Les Etats protègent les droits patrimoniaux aussi bien pour ses nationaux que les étrangers par le truchement des protections substantielles (Protection contre l’expropriation, Traitement juste et équitable (TJE) ; Traitement national ; Traitement de la nation la plus favorisée (TNF) ; Liberté de transférer des fonds ; et Protection et sécurité complètes) qui leurs sont accordées dans le droit interne de l’Etat hôte, et parfois droit international et droit international d’investissement (DII).

Ces protections sont couramment accordées aux investisseurs étrangers et pour lesquelles il existe un patchwork de jurisprudence arbitrale.

Dans cette étude, notre intérêt porte sur la protection contre l’expropriation dans sa forme expropriation indirecte, nous allons la détailler et ainsi que les réactions résultantes.

Chacune des protections a une signification définie en droit international, bien que la portée de ces protections soit toujours en débat.

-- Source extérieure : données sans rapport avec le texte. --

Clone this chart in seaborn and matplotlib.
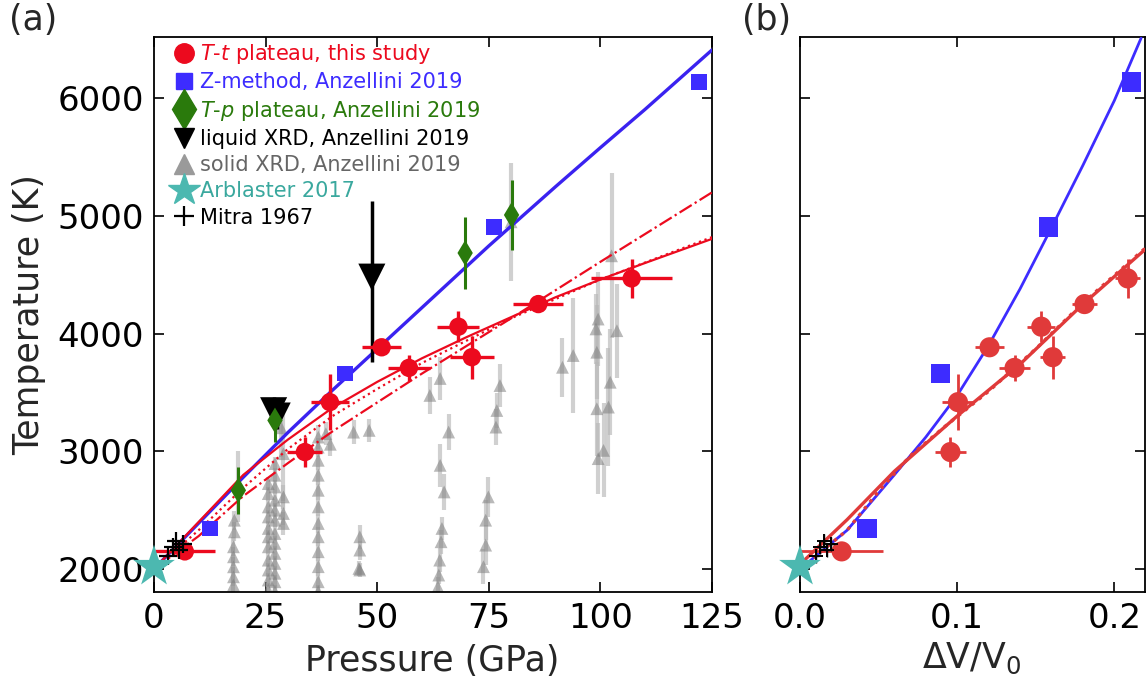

En outre les investisseurs s’assurent pour la protection de leurs biens par d’autres dispositions telles, les clauses de stabilisation dans les contrats, ces clauses ont renforcé la sécurité juridique des investisseurs, mais qui selon certains juristes, a affaibli celle des Etats hôtes dans leurs missions de protection de l’intérêt général (Protection environnementale, protection sociale, de manière générale, le respect des objectifs du développement durable).

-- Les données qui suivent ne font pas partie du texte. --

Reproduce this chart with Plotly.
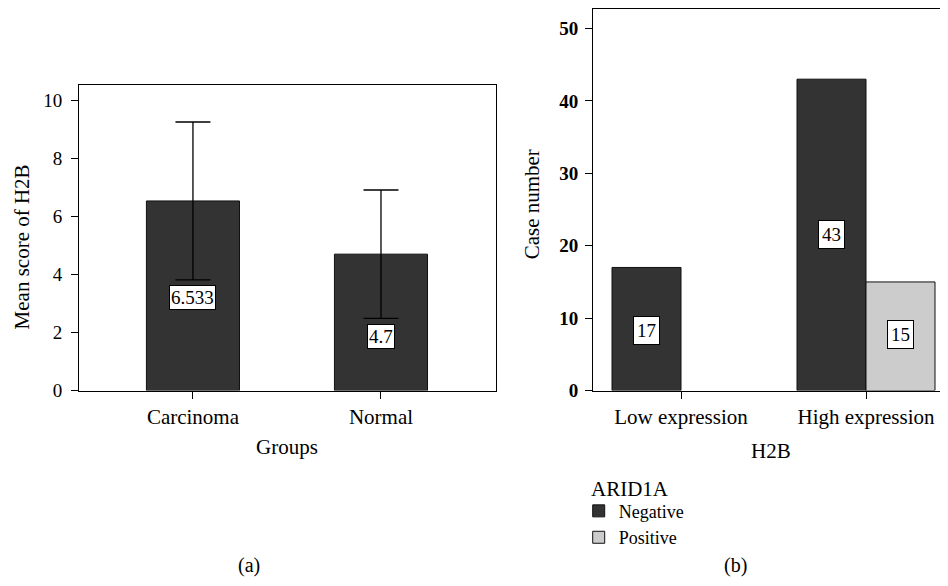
import plotly.graph_objects as go

# ---- data: panel (a)
groups = ["Carcinoma", "Normal"]
mean_scores = [6.533, 4.7]
score_err = [2.72, 2.21]
score_labels = ["6.533", "4.7"]
score_label_y = [3.2, 1.88]

# ---- data: panel (b)
expr_levels = ["Low expression", "High expression"]
arid_negative = [17, 43]
arid_positive = [0, 15]
neg_label_y = [8.33, 21.6]
pos_label_y = [None, 7.74]

FONT = "Liberation Serif"
# page offset / vertical scale observed in the rendering environment
OFF = 8
SY = 0.98
W, H = 948 - 2 * OFF, 580


def px_x(p):
    """target window x (px) -> paper fraction"""
    return (p - OFF) / W


def px_y(p):
    """target window y (px, from top) -> paper fraction"""
    return (H - (p / SY - OFF)) / H


def nz(vals):
    return [v if v else None for v in vals]


fig = go.Figure()

fig.add_trace(go.Bar(
    x=groups, y=mean_scores, width=0.495,
    marker=dict(color="#333333", line=dict(color="#111111", width=1)),
    error_y=dict(type="data", array=score_err, visible=True, color="black",
                 thickness=1.3, width=17.5),
    xaxis="x", yaxis="y", showlegend=False, hoverinfo="skip",
))

bw = 0.373
cat_px = 185.0
fig.add_trace(go.Bar(
    x=expr_levels, y=nz(arid_negative), name="Negative", width=bw, offset=-bw,
    marker=dict(color="#333333", line=dict(color="#111111", width=1)),
    xaxis="x2", yaxis="y2", hoverinfo="skip",
))
fig.add_trace(go.Bar(
    x=expr_levels, y=nz(arid_positive), name="Positive", width=bw, offset=0,
    marker=dict(color="#cccccc", line=dict(color="#111111", width=1)),
    xaxis="x2", yaxis="y2", hoverinfo="skip",
))

ann = []
lab_font = dict(family=FONT, size=19, color="black")
for g, t, yv in zip(groups, score_labels, score_label_y):
    ann.append(dict(x=g, y=yv, xref="x", yref="y", text=t, showarrow=False,
                    bgcolor="white", bordercolor="black", borderwidth=1, borderpad=1,
                    font=lab_font))
for g, v, yv in zip(expr_levels, arid_negative, neg_label_y):
    if yv is not None and v:
        ann.append(dict(x=g, y=yv, xref="x2", yref="y2", xshift=-bw * cat_px / 2,
                        text=str(v), showarrow=False, bgcolor="white",
                        bordercolor="black", borderwidth=1, borderpad=3, font=lab_font))
for g, v, yv in zip(expr_levels, arid_positive, pos_label_y):
    if yv is not None and v:
        ann.append(dict(x=g, y=yv, xref="x2", yref="y2", xshift=bw * cat_px / 2,
                        text=str(v), showarrow=False, bgcolor="white",
                        bordercolor="black", borderwidth=1, borderpad=3, font=lab_font))


def paper_text(x, y, text, angle=0, size=21, xanchor="center"):
    return dict(x=px_x(x), y=px_y(y), xref="paper", yref="paper", text=text,
                textangle=angle, showarrow=False, xanchor=xanchor, yanchor="middle",
                font=dict(family=FONT, size=size, color="black"))


ann += [
    paper_text(22, 247, "Mean score of H2B", angle=-90),
    paper_text(287, 446, "Groups"),
    paper_text(532, 204, "Case number", angle=-90),
    paper_text(770.5, 450, "H2B"),
    paper_text(249, 565, "(a)", size=20),
    paper_text(735, 565, "(b)", size=20),
    paper_text(589, 488, "ARID1A", xanchor="left"),
]

axis_common = dict(showline=True, linecolor="black", linewidth=1, ticks="outside",
                   ticklen=7, tickcolor="black", showgrid=False, zeroline=False)
cat_font = dict(family=FONT, size=21, color="black")
num_font = dict(family=FONT, size=19, color="black")
num_font_b = dict(family=FONT, size=19, color="black", weight="bold")

fig.update_layout(
    width=W, height=H, margin=dict(l=0, r=0, t=0, b=0),
    paper_bgcolor="white", plot_bgcolor="white",
    barmode="group",
    font=dict(family=FONT, size=19, color="black"),
    xaxis=dict(domain=[px_x(79), px_x(495.7)], range=[-0.606, 1.61], mirror=True,
               anchor="y", tickfont=cat_font, **axis_common),
    yaxis=dict(domain=[px_y(390), px_y(85)], range=[0, 10.52], dtick=2, mirror=True,
               anchor="x", tickfont=num_font, ticklabelstandoff=5, **axis_common),
    xaxis2=dict(domain=[px_x(593), 1.0], range=[-88 / cat_px, 1 + (940 - 866) / cat_px],
                mirror=True, anchor="y2", tickfont=cat_font, **axis_common),
    yaxis2=dict(domain=[px_y(390), px_y(9)], range=[0, 52.67], dtick=10,
                anchor="x2", tickfont=num_font_b, ticklabelstandoff=3, **axis_common),
    annotations=ann,
    showlegend=True,
    legend=dict(x=px_x(578.7), y=px_y(492), xanchor="left", yanchor="top",
                font=dict(family=FONT, size=18, color="black"),
                bgcolor="rgba(0,0,0,0)", tracegroupgap=0, itemwidth=30),
)

fig.write_html("out.html")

Tout au plus, pour certains les Etats ont tendance à manquer de respecter leurs engagements, pour les autres, les investisseurs abusent de leurs droits.

Dans cette présente étude, il s’agit incontestablement de la protection des biens des étrangers, le domaine le plus sensible du droit international des investissements ainsi qu’en témoignent les échecs de codification de la matière par la SDN en 1929 puis par l’OCDE en 1962 avec son projet de « convention sur la protection des biens des étrangers ».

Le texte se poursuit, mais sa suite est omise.